Para mantan pimpinan lembaga antirasuah itu mengingatkan pentingnya Presiden Jokowi memilih pansel terbaik. Karena situasi pemberantasan korupsi di Indonesia kian mengkhawatirkan.
"Bukan hanya itu saja, kondisi Komisi Pemberantasan Korupsi (KPK) pun mengalami hal serupa. Rentetan pelanggaran etik, bahkan persoalan hukum, turut mewarnai kepemimpinan Komisioner KPK masa jabatan 2019-2024. Sejalan dengan hal itu, berdasarkan data dari sejumlah lembaga survei, tingkat kepercayaan masyarakat terhadap KPK perlahan mulai pudar," demikian isi surat yang didapat Gatra pada Sabtu (18/5).
Mantan pimpinan KPK menilai situasi tersebut membutuhkan perhatian lebih dari pemerintah untuk kembali meningkatkan performa KPK seperti sedia kala. Momentum perbaikan saat pergantian Komisioner KPK yang tak lama lagi akan dilangsungkan menjadi kuncinya.
"Jika Panitia Seleksi diisi oleh figur-figur problematik, maka hal itu akan berimbas pada proses penjaringan dan dapat berujung pada terpilihnya Komisioner serta Dewan Pengawas bermasalah."
Presiden Jokowi diharapkan dapat mempertimbangkan kriteria nilai integritas. Hal ini tidak hanya dibuktikan dengan rekam jejak hukum, akan tetapi juga menyangkut etika. Kemudian, kompetensi dan independensi.
"Anggota Panitia Seleksi diharapkan tidak memiliki afiliasi dengan kelompok, institusi, atau partai politik tertentu. Poin independen menjadi krusial guna meminimalisir adanya konflik kepentingan saat menjalankan tugas sebagai Panitia Seleksi."

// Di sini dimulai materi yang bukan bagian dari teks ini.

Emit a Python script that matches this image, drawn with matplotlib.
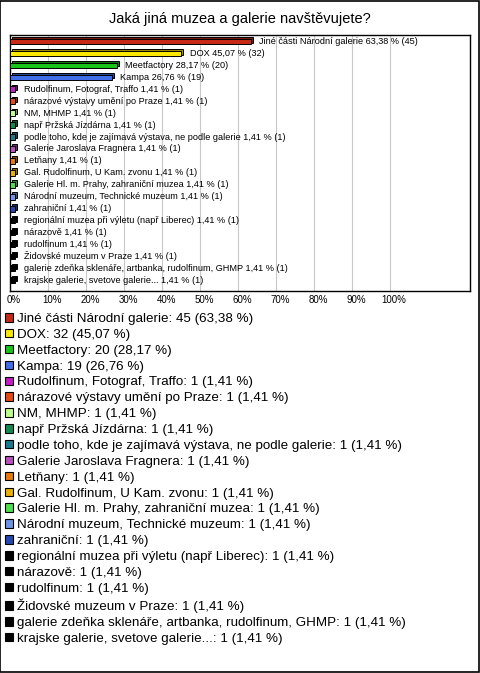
import matplotlib
matplotlib.use("Agg")
import matplotlib.pyplot as plt
import matplotlib.transforms as mtransforms
from matplotlib.patches import Patch, Rectangle
import numpy as np

plt.rcParams['font.family'] = ['Liberation Sans', 'DejaVu Sans']

# data
names = [
    "Jiné části Národní galerie",
    "DOX",
    "Meetfactory",
    "Kampa",
    "Rudolfinum, Fotograf, Traffo",
    "nárazové výstavy umění po Praze",
    "NM, MHMP",
    "např Pržská Jízdárna",
    "podle toho, kde je zajímavá výstava, ne podle galerie",
    "Galerie Jaroslava Fragnera",
    "Letňany",
    "Gal. Rudolfinum, U Kam. zvonu",
    "Galerie Hl. m. Prahy, zahraniční muzea",
    "Národní muzeum, Technické muzeum",
    "zahraniční",
    "regionální muzea při výletu (např Liberec)",
    "nárazově",
    "rudolfinum",
    "Židovské muzeum v Praze",
    "galerie zdeňka sklenáře, artbanka, rudolfinum, GHMP",
    "krajske galerie, svetove galerie...",
]
counts = [45, 32, 20, 19] + [1] * 17
percents = [63.38, 45.07, 28.17, 26.76] + [1.41] * 17
colors = ['#C62A17', '#FFE800', '#17C417', '#3F6FE8', '#C41BC4', '#E64A12',
          '#BDFF8C', '#138A4E', '#1B7A8E', '#B94FBF', '#E8780C', '#E8B000',
          '#4CE04C', '#6D94E6', '#2346B0'] + ['#000000'] * 6
x_ticks = [0, 10, 20, 30, 40, 50, 60, 70, 80, 90, 100]


def fmt(p):
    # czech decimal comma
    return f"{p:.2f}".replace('.', ',')


fig = plt.figure(figsize=(4.8, 6.73), dpi=100)
ax = fig.add_axes([10 / 480, 1 - 291 / 673, 460 / 480, 256 / 673])

y = np.arange(len(names))
dark = [tuple(c * 0.6 for c in matplotlib.colors.to_rgb(col)) for col in colors]

# 3D-ish shadow bars, then the front bars
shadow = mtransforms.offset_copy(ax.transData, fig=fig, x=1.3, y=1.3, units='points')
ax.barh(y, percents, height=0.48, color=dark, edgecolor='black', linewidth=0.7,
        transform=shadow, zorder=2)
ax.barh(y, percents, height=0.48, color=colors, edgecolor='black', linewidth=0.7, zorder=3)

for i in range(len(names)):
    lbl = f"{names[i]} {fmt(percents[i])} % ({counts[i]})"
    ax.text(percents[i] + 2.2, y[i], lbl, fontsize=6.6, va='center', ha='left', zorder=4)

ax.set_xlim(0, 121)
ax.set_ylim(20.9, -0.55)
ax.set_yticks([])
ax.set_xticks(x_ticks)
ax.set_xticklabels([f"{t}%" for t in x_ticks], fontsize=7)
ax.tick_params(axis='x', length=0, pad=3)
for lab in ax.get_xticklabels():
    lab.set_transform(lab.get_transform() + mtransforms.ScaledTranslation(4 / 100, 0, fig.dpi_scale_trans))
for t in x_ticks[1:]:
    ax.axvline(t, color='#c8c8c8', linewidth=0.8, zorder=1)
for s in ax.spines.values():
    s.set_linewidth(1.0)

fig.suptitle("Jaká jiná muzea a galerie navštěvujete?", fontsize=10.5, y=1 - 12 / 673, va='top')

handles = [Patch(facecolor=c, edgecolor='black', linewidth=0.8) for c in colors]
labels = [f"{n}: {c} ({fmt(p)} %)" for n, c, p in zip(names, counts, percents)]
fig.legend(handles, labels, loc='upper left', bbox_to_anchor=(5 / 480, 1 - 313 / 673),
           frameon=False, fontsize=9.6, handlelength=0.6, handleheight=0.6,
           handletextpad=0.3, labelspacing=0.29, borderpad=0, borderaxespad=0)

fig.patches.append(Rectangle((0.001, 0.001), 0.997, 0.997, transform=fig.transFigure,
                             fill=False, edgecolor='black', linewidth=1.2))

plt.savefig('out.png', dpi=100)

Sebelumnya, Koalisi Masyarakat Sipil yang terdiri dari Transparency International Indonesia, IM57+ Institute, Perhimpunan Bantuan Hukum dan Hak Asasi Manusia Indonesia (PBHI), dan Indonesia Corruption Watch (ICW) mendorong Presiden untuk menggelar seleksi dan pemilihan Pansel dengan mempertimbangkan kriteria rekam jejak dalam pemberantasan korupsi serta integritas yang teruji.
"Proses seleksi dan pemilihan Pansel dilakukan secara terbuka dan melibatkan partisipasi bermakna masyarakat yang seluas-luasnya," kata peneliti ICW, Kurnia Ramadhana, Rabu (8/5).
Pansel sekurangnya harus memiliki sensitivitas pada tiga isu utama, yaitu jatuhnya independensi KPK pasca-Revisi UU KPK 2019 dan kebutuhan menghadirkan sosok-sosok yang mampu melawan arus pelemahan independensi tersebut; penguatan kembali fungsi trigger mechanism KPK dalam penegakan hukum tindak pidana korupsi; dan memprioritaskan pencegahan korupsi di sektor politik.
"Kehadiran Pansel yang objektif, minim konflik kepentingan dan berorientasi pada penguatan independensi KPK akan sangat menentukan keberhasilan kinerja Pimpinan dan Dewan Pengawas di masa mendatang," imbuhnya.